Исами развернулась, чтобы зайти в дом.
– Я… я тебя нарисую! Я нарисую тебя так… ты поймёшь, что… ты одна, понимаешь?! Ты… Я напишу твой портрет так, что ты захочешь со мной быть, слышишь?!
Он как со стороны слышал свой срывающийся голос и всхлипы, рвавшие слова.
Исами захлопнула дверь.
Дальше он ничего не помнил.
Серые стены больничной палаты. Иногда он осознавал, где находится и кто он. Потом такие периоды сделались чаще. Руки потянулись к бумаге и карандашам. Он обещал ей… и нарисует, чего бы это ни стоило.
«Чарли совсем съехал. Теперь даже боюсь оставлять тело на этого недоумка. Правда, Голос-в-Голове говорит, что всё идёт как надо, а я склонен ему верить. Голос твердит, что надо дать Чарли оклематься, прежде чем… Что? При чём тут мальчишка по фамилии Фолл? Впрочем, рано понимать панику. Голос всё расскажет, когда придёт время.
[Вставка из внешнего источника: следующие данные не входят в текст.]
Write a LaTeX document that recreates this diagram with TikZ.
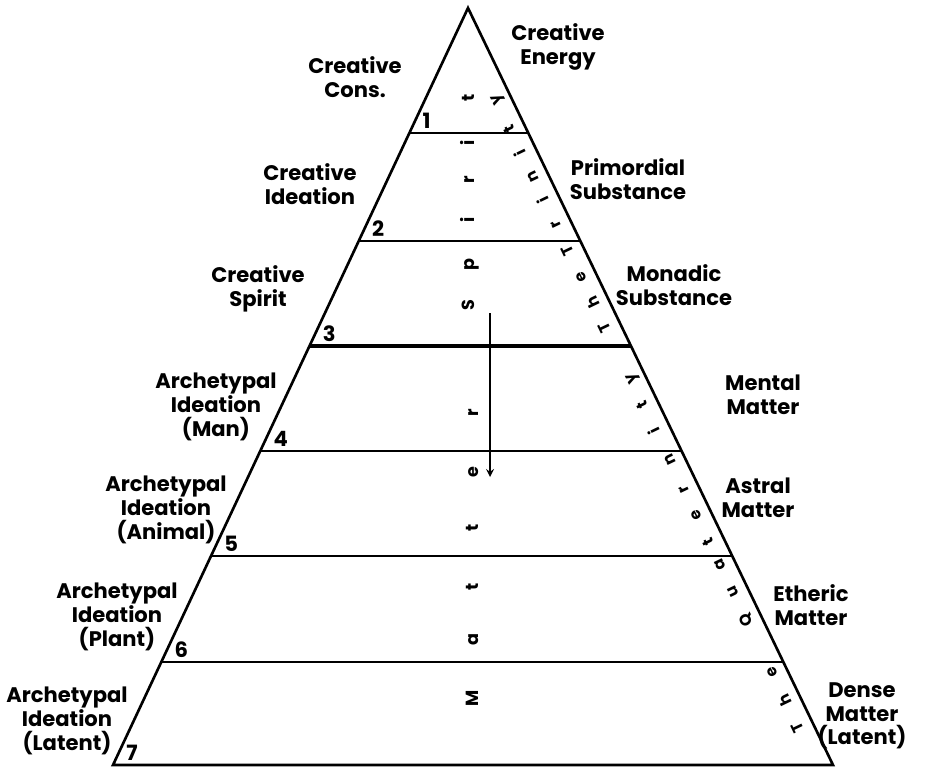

Опять Чарли рисует ЕЁ. Тысячи раз подряд. Всё хуже и хуже. Почему не признать, что ты не художник, и не успокоиться? Я рисую, я умею рисовать, когда Голос берёт мою руку в свою. Тогда я рисую так, словно весь мир у моих ног. По сравнению с Ним никто и ничто не может называться художником… Чарли после плачет над этими рисунками, думая, что сам создал их в беспамятстве. Иногда мне его жалко».